Blake Mere to Ellesmere Junction
Waking naturally without an alarm clock has a lot to be said for it, except when you want to get stuff done! We didn’t sleep in that late but the sun had certainly been up for a while when we opened our eye lids. No time for tea in bed today, I needed to get the fretan washed off the gunnel and any excess water wiped off so that it could dry whilst we had breakfast, then I could apply a touch up coat of black. I foolishly hoped I’d be able to get the other side done today too!
A bit of blue was needed on the edge of the bow too where some had chipped away. I started off with the multiforte, applying it where needed with a brush and then rolling over it with a dry roller. Only doing a short section at a time I realised that if I gave the roller a bit of umph then I could give the whole side a thin coat at the same time. I was only meant to be patching up the big scrapes where rust had started, but this would look much neater. It took a little bit longer, but nowhere near as long as a full proper coat. As I got near to the stern Mick prepared Oleanna to cruise and clicked start on the trip computer.
Three quarters of a mile to the winding hole where we turned and headed back. Originally we’d thought of returning to the mere but with storm Caroline heading our way we didn’t want to be surrounded by the masses of trees, so we carried on back to the junction and pulled in opposite the service block. Tilly could come and go, although the gusts of wind made her stick close to the boat, whilst I sanded down, washed and fertanned the gunnel. Hopefully there will be a lull in the weather tomorrow and I’ll get chance to touch up the paint before snow arrives.
Over the last few months I’ve done my best not to mention about our battery situation, or lack of it, hoping not to jinx the arrival of the third one at Finesse. To recap, October 2016 we decided to fork out and go for Lithium ion batteries for Oleanna. A big initial outlay but the batteries would hopefully out last our boating years/decades. The battery tray in the engine bay was built to house two 24volt 50amp hour batteries with room for a third battery should we feel that the extra capacity was needed. Two batteries were ordered.
One arrived, this was used to test systems, even though it felt lonely in the engine bay. The second one took it’s time. The company seemed to have stopped manufacturing 24 volt batteries, but first there was one in America, then Germany.
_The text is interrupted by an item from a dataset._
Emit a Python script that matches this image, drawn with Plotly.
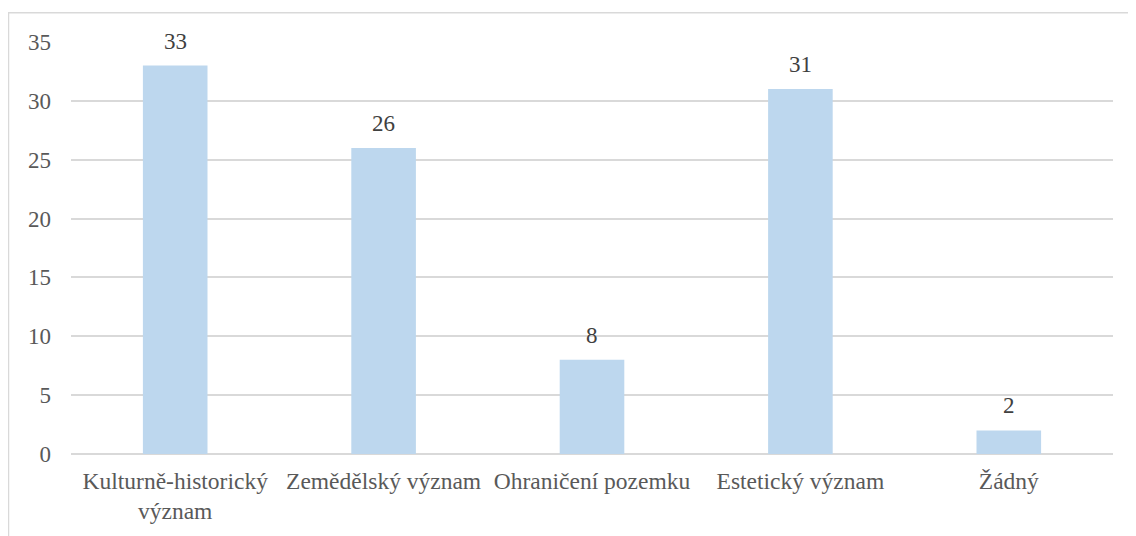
import plotly.graph_objects as go

categories = ["Kulturně-historický<br>význam", "Zemědělský význam", "Ohraničení pozemku", "Estetický význam", "Žádný"]
values = [33, 26, 8, 31, 2]
y_ticks = [0, 5, 10, 15, 20, 25, 30, 35]

FONT = "Liberation Serif, Times New Roman, serif"
# figure is placed at page offset (8, 8) by the body margin
W, H = 1128, 528
L, T = 63, 34
PR, PB = 1105, 449
PW, PH = PR - L, PB - T

fig = go.Figure()
fig.add_trace(go.Bar(
    x=categories, y=values,
    marker=dict(color="#BDD7EE", line=dict(width=0)),
    width=0.31,
    hoverinfo="skip",
))

for c, v in zip(categories, values):
    fig.add_annotation(x=c, y=v, text=str(v), showarrow=False,
                       yanchor="bottom", yshift=10,
                       font=dict(family=FONT, size=23, color="#404040"))

# chart border (left/top visible, right/bottom beyond the window)
fig.add_shape(type="rect", xref="paper", yref="paper",
              x0=(0.5 - L) / PW, x1=(1200 - L) / PW,
              y0=(PB - 700) / PH, y1=(PB - 4.5) / PH,
              line=dict(color="#D9D9D9", width=1.5), fillcolor="rgba(0,0,0,0)", layer="below")

fig.update_layout(
    width=W, height=H,
    margin=dict(l=L, r=W - PR, t=T, b=H - PB, pad=0),
    paper_bgcolor="white", plot_bgcolor="white",
    showlegend=False,
    font=dict(family=FONT, size=23, color="#595959"),
    xaxis=dict(showgrid=False, showline=False, ticks="", tickfont=dict(size=23.5, color="#595959"),
               ticklabelstandoff=10),
    yaxis=dict(range=[0, 35], tickvals=y_ticks, showgrid=True, gridcolor="#D9D9D9", gridwidth=1.5,
               zeroline=True, zerolinecolor="#D9D9D9", zerolinewidth=1.5, showline=False, ticks="",
               tickfont=dict(size=23, color="#595959"), ticklabelstandoff=19),
)

fig.write_html("out.html")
Luckily we didn’t hold our breath as by March we would have keeled over when it still hadn’t arrived! In the end the company promised that a battery was being made for us and would be flown over from the States. This then turned into quite a wait but the suppliers gave us on loan two 12 volt 100 amp hour lead acid batteries so that we could move on board whilst we waited.
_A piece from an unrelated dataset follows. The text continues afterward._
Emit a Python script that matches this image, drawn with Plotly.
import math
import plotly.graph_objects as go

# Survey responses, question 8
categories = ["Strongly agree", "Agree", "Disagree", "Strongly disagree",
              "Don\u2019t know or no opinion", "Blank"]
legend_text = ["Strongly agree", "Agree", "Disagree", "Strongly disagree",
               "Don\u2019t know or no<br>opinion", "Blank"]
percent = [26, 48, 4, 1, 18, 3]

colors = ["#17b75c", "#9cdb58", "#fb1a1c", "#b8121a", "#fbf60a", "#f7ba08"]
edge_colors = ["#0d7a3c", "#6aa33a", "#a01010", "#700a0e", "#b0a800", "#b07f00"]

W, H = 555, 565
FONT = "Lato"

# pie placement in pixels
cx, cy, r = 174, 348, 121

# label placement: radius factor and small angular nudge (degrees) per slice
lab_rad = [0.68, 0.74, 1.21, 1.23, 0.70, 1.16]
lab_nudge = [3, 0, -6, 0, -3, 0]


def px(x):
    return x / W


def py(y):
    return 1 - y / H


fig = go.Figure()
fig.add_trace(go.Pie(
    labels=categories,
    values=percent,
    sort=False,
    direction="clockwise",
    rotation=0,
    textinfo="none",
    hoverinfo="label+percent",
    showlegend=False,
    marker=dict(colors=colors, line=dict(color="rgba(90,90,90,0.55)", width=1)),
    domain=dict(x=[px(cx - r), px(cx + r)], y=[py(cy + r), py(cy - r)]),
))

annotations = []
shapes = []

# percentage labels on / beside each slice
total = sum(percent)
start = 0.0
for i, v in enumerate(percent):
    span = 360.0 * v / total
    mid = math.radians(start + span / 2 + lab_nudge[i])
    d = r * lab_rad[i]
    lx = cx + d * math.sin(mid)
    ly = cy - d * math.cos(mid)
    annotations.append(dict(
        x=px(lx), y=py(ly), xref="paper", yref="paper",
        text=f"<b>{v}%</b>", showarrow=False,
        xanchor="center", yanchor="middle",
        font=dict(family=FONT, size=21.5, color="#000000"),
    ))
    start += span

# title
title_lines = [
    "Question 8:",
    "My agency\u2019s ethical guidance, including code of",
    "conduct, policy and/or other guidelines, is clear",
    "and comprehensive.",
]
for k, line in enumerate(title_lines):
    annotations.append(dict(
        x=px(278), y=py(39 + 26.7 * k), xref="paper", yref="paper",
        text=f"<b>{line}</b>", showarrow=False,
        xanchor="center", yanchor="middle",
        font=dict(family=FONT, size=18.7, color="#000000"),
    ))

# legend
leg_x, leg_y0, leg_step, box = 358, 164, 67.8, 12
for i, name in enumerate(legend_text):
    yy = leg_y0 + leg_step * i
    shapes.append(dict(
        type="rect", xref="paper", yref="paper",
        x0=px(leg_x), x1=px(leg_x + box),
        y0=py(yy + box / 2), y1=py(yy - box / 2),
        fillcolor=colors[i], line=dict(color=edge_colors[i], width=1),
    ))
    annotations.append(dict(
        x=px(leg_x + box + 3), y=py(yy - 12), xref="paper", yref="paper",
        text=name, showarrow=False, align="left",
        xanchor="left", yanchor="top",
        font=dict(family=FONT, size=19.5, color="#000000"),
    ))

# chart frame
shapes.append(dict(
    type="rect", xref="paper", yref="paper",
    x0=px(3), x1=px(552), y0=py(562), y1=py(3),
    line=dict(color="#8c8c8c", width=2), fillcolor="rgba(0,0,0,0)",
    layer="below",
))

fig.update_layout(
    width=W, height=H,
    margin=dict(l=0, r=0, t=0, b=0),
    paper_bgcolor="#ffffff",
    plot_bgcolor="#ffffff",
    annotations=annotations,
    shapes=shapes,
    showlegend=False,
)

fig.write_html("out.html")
Early on we decided that having a third lithium battery would make sense. The second battery must have arrived June/July time. Because we’d opted for a third Finesse kept hold of the first two to wait for the third one to arrive, so that they all could be fitted at the same time. As expected the battery took longer to arrive than we’d all been told and arrived at the end of October. We had a celebratory drink when we heard, only a year late!
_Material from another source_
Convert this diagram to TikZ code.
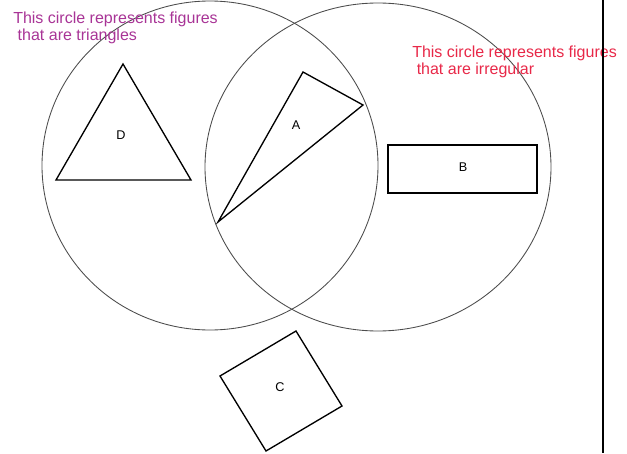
\documentclass[tikz,border=0pt]{standalone}
\usepackage{fontspec}
\setmainfont{Liberation Sans}
\usetikzlibrary{positioning}
\definecolor{notepurple}{RGB}{168,52,150}
\definecolor{notered}{RGB}{232,40,72}

\begin{document}
\begin{tikzpicture}[
  x=0.75pt,y=-0.75pt,
  set/.style={draw=black!70,line width=0.65pt},
  fig/.style={draw=black,line width=1pt,line join=miter},
  lab/.style={font=\fontsize{9.5}{10}\selectfont,inner sep=0pt},
  note/.style={font=\fontsize{12}{11}\selectfont,align=left,inner sep=0pt,anchor=north west}
]
\useasboundingbox (0,0) rectangle (627,453);
% the two sets
\draw[set] (210,165.5) ellipse [x radius=168,y radius=164.5];
\draw[set] (378,167) ellipse [x radius=173,y radius=164];
% D: triangle, not irregular
\coordinate (d1) at (123,64);
\coordinate (d2) at (56,180);
\coordinate (d3) at (191,180);
\draw[fig] (d1) -- (d2) -- (d3) -- cycle;
\node[lab] (d) at (121,135) {D};
% A: irregular triangle
\coordinate (a1) at (303,72);
\coordinate (a2) at (363,105);
\coordinate (a3) at (218,222);
\draw[fig] (a1) -- (a2) -- (a3) -- cycle;
\node[lab] (a) at (296,125) {A};
% B: rectangle
\draw[fig] (388,145) rectangle (537,193);
\node[lab] (b) at (463,167) {B};
% C: square, outside both
\coordinate (c1) at (296,331);
\coordinate (c2) at (342,406);
\coordinate (c3) at (266,451);
\coordinate (c4) at (220,376);
\draw[fig] (c1) -- (c2) -- (c3) -- (c4) -- cycle;
\node[lab] (c) at (280,387) {C};
% notes
\node[note,text=notepurple] (tri) at (13,12) {This circle represents figures\\\hspace*{0.28em}that are triangles};
\node[note,text=notered] (irr) at (412,46) {This circle represents figures\\\hspace*{0.28em}that are irregular};
% edge line on the right
\draw[line width=1.5pt] (603,0) -- (603,453);
\end{tikzpicture}
\end{document}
Finesse put the batteries on charge to level them all out before bringing them out to fit. We were all looking forward to the end of the battery fiasco and we could at last class Oleanna as complete.
The original battery wouldn’t charge and was doing a very good impression of a block of useless nothingness! He’d called the supplier who said they’d collect it and do a reset, this all sounded like it wouldn’t take long. The battery was collected from Sheffield in the first week of November. Ricky and Chris have chased it up several times, but had no luck, until today. The company has tried to reset the battery twice to no avail. So a new one has been ordered. They say it will be in Sheffield the first week in January……………………we’ll see.
0 locks, 2.23 miles, 1 wind, 1 left, 1 tunnel, 1 NB Seyella, 2 gunnels washed, 1 painted, 1 sanded ready to go, 10 minutes upright, 3 foot too heavy, 1 duffle bag needing to be shortened, 2 boaters living within their means, 4th battery on it’s way, 2 boaters not bothering to hold our breath, 2 blowy far too blowy for my bottom!